Welcome to the life-affirming world of Cerys Matthews, who is charisma, warmth and intelligence personified. BALANCE was lucky enough to spend time in the presenter, singer and author’s company and came away feeling both spellbound and invigorated.
To call Where The Wild Cooks Go a “food book” would be like calling The Beatles’ seminal Rubber Soul album a collection of songs. The description might be technically correct, but there is so much more at play. Cerys’s latest effort is packed with recipes, yet also reads like a travelogue; it’s crammed with facts, trivia and tales as the former Catatonia frontwoman has trotted the globe across a life well-lived, collecting wit and wisdom along the way.
“So many years of work have gone into it, in terms of travelling the world and writing down notes and curiosities of places I’ve visited as a child, and then later as a musician,” says Cerys. “So it’s almost like a love letter to the planet.” This is a time to be enjoyed, savoured and, ultimately, devoured.
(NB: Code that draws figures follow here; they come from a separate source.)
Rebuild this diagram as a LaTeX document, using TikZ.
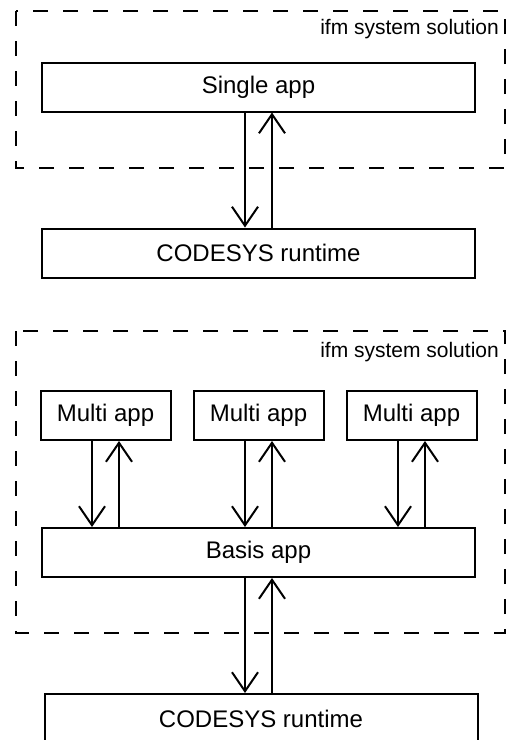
\documentclass[tikz,border=0pt]{standalone}
\usepackage{fontspec}
\setmainfont{Liberation Sans}
\usepackage{tikz}
\usetikzlibrary{arrows.meta, positioning}

\begin{document}
\begin{tikzpicture}[
    x=1pt, y=-1pt,
    node distance=115pt and 21pt,
    appblock/.style={rectangle, draw, line width=2pt, minimum width=433pt, minimum height=49pt, inner sep=0pt, font=\fontsize{24}{28}\selectfont},
    multiblock/.style={appblock, minimum width=130pt},
    frame/.style={draw, line width=2pt, dash pattern=on 15pt off 15pt},
    framelabel/.style={anchor=east, inner sep=0pt, font=\fontsize{21}{25}\selectfont},
    arrow/.style={-{Straight Barb[length=19pt, width=26pt]}, line width=2pt},
]
\useasboundingbox (0,0) rectangle (506,740);
% upper part: single app
\draw[frame] (16,11) rectangle (505,168);
\node[framelabel] (label1) at (499,29) {ifm system solution};
\node[appblock] (single) at (258.5,87) {Single app};
\node[appblock, below=115pt of single] (codesys1) {CODESYS runtime};
\draw[arrow] ([xshift=-13.5pt]single.south) -- ([xshift=-13.5pt]codesys1.north);
\draw[arrow] ([xshift=13.5pt]codesys1.north) -- ([xshift=13.5pt]single.south);
% lower part: multi apps on basis app
\draw[frame] (16,331) rectangle (505,633);
\node[framelabel] (label2) at (499,352) {ifm system solution};
\node[multiblock] (multi2) at (258.5,415.5) {Multi app};
\node[multiblock, left=21pt of multi2] (multi1) {Multi app};
\node[multiblock, right=21pt of multi2] (multi3) {Multi app};
\node[appblock, below=86pt of multi2] (basis) {Basis app};
\node[appblock, below=115pt of basis, xshift=2.5pt] (codesys2) {CODESYS runtime};
\foreach \m in {multi1, multi2, multi3} {
    \draw[arrow] ([xshift=-13.5pt]\m.south) -- ([xshift=-13.5pt]\m.south |- basis.north);
    \draw[arrow] ([xshift=13.5pt]\m.south |- basis.north) -- ([xshift=13.5pt]\m.south);
}
\draw[arrow] ([xshift=-13.5pt]basis.south) -- ([xshift=-13.5pt]basis.south |- codesys2.north);
\draw[arrow] ([xshift=13.5pt]basis.south |- codesys2.north) -- ([xshift=13.5pt]basis.south);
\end{tikzpicture}
\end{document}
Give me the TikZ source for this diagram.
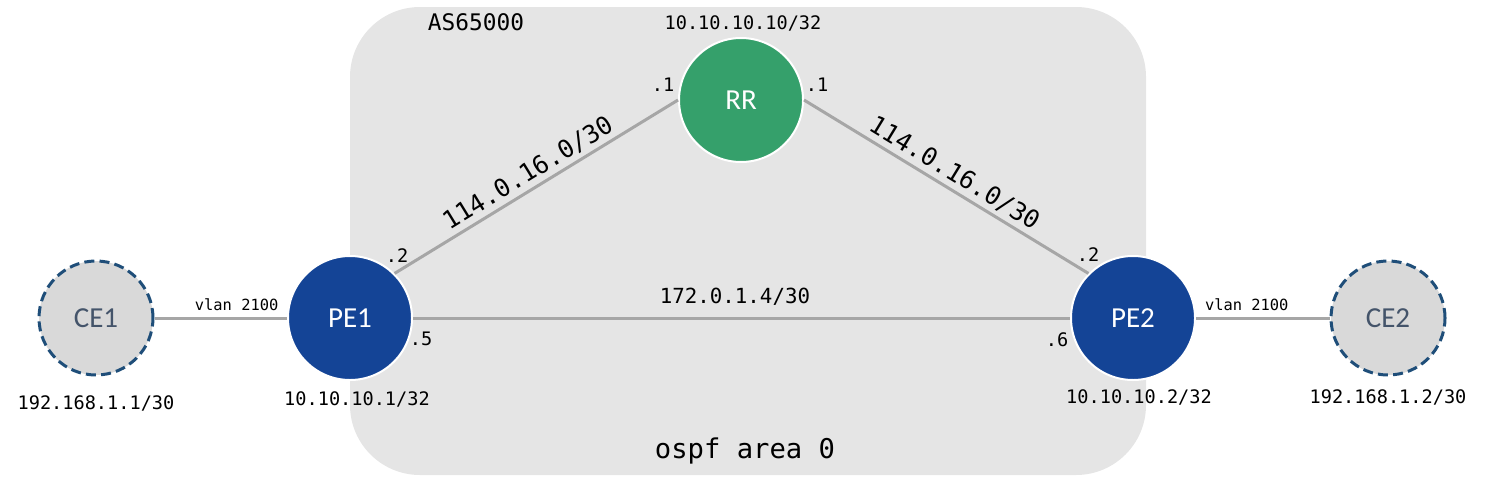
\documentclass[tikz,border=0pt]{standalone}
\usepackage{fontspec}
\setmainfont{Carlito}
\setmonofont{DejaVu Sans Mono}
\usetikzlibrary{positioning}

\definecolor{pefill}{HTML}{144496}
\definecolor{rrfill}{HTML}{35A06B}
\definecolor{cefill}{HTML}{D9D9D9}
\definecolor{ceedge}{HTML}{1F4E79}
\definecolor{cetext}{HTML}{44546A}
\definecolor{linkgray}{HTML}{A6A6A6}
\definecolor{asgray}{HTML}{E5E5E5}

\begin{document}
\begin{tikzpicture}[x=0.5pt, y=-0.5pt,
	router/.style={circle, minimum size=62pt, inner sep=0pt, draw=white, line width=1pt, text=white, font=\fontsize{14.5}{15}\selectfont},
	cebox/.style={circle, minimum size=57pt, inner sep=0pt, fill=cefill, draw=ceedge, line width=1.5pt, dash pattern=on 5pt off 2.6pt, text=cetext, font=\fontsize{14.5}{15}\selectfont},
	link/.style={draw=linkgray, line width=1.5pt},
	addr/.style={inner sep=0pt, font=\ttfamily\fontsize{9.3}{10}\selectfont}]
	\useasboundingbox (0,0) rectangle (1486,487);
	\fill[asgray, rounded corners=35pt] (350,7) rectangle (1146,475);
	% routers
	\node[cebox] (ce1) at (96,318) {CE1};
	\node[router, fill=pefill] (pe1) at (350,318) {PE1};
	\node[router, fill=rrfill] (rr) at (741,100) {RR};
	\node[router, fill=pefill] (pe2) at (1133,318) {PE2};
	\node[cebox] (ce2) at (1388,318) {CE2};
	% links
	\path[link]
		(ce1) edge node[pos=0.62, above, inner sep=3pt, font=\ttfamily\fontsize{7.7}{8}\selectfont] {vlan 2100} (pe1)
		(pe1.north east) edge node[sloped, above, inner sep=2pt, font=\ttfamily\fontsize{12.4}{13}\selectfont] {114.0.16.0/30} (rr.west)
		(rr.east) edge node[sloped, above, inner sep=2pt, font=\ttfamily\fontsize{12.4}{13}\selectfont] {114.0.16.0/30} (pe2.north west)
		(pe1) edge node[pos=0.49, above, inner sep=5.5pt, font=\ttfamily\fontsize{10.4}{11}\selectfont] {172.0.1.4/30} (pe2)
		(pe2) edge node[pos=0.38, above, inner sep=3pt, font=\ttfamily\fontsize{7.7}{8}\selectfont] {vlan 2100} (ce2);
	% interface ids
	\node[addr] (rr-w) at (663,85) {.1};
	\node[addr] (rr-e) at (817,85) {.1};
	\node[addr] (pe1-n) at (397,256) {.2};
	\node[addr] (pe1-e) at (421,339) {.5};
	\node[addr] (pe2-w) at (1057,340) {.6};
	\node[addr] (pe2-n) at (1088,255) {.2};
	% loopbacks
	\node[addr] (rr-lo) at (743,23) {10.10.10.10/32};
	\node[addr] (pe1-lo) at (357,399) {10.10.10.1/32};
	\node[addr] (pe2-lo) at (1139,397) {10.10.10.2/32};
	\node[addr] (ce1-ip) at (96,403) {192.168.1.1/30};
	\node[addr] (ce2-ip) at (1388,397) {192.168.1.2/30};
	\node[inner sep=0pt, font=\ttfamily\fontsize{11.4}{12}\selectfont] (as) at (476,22) {AS65000};
	\node[inner sep=0pt, font=\ttfamily\fontsize{13.6}{14}\selectfont] (area) at (745,451) {ospf area 0};
\end{tikzpicture}
\end{document}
Indeed, the highest compliment we can pay both Cerys and her publication is that both evoke warm similarities with the great presenter, author and comedian Michael Palin.
“When you travel and meet people, and share things with people, whether that’s poetry, or food or music or whatever, that’s what life is. The best parts of life is those sort of exchanges. It’s more than just a cookbook; it’s got everything,” she adds.
Cerys loves the planet. Her passion for everything about it – food, nature, people, geography – is positively palpable. It’s why she’s so keen to protect it, saying, “A lot of what’s in the book is about the awareness of the stuff that we’ve got, in terms of climate change, food and the environmental impact of where our foods are from. That’s where we need to be heading.”
If that means a return to nature and more traditional ways of preparing food, Cerys is already on board. She explains: “The main part of the book is like a tribute to all those people in kitchens all over the world who are home cooks. Those nuggets of wisdom that have naturally been handed down by the human race, we tend to not value so much. At the moment, there’s more of a respect for these high-end restaurants or chefs that are conversely now turning back to nature, back to foraging and back to the home kitchen. That’s all becoming fashionable again.
“I just like to pay homage to knowledge and people that understand the planet, and the world around them. That really unpretentious home cooking that you find in kitchens across the globe, those are the recipes that attract me.”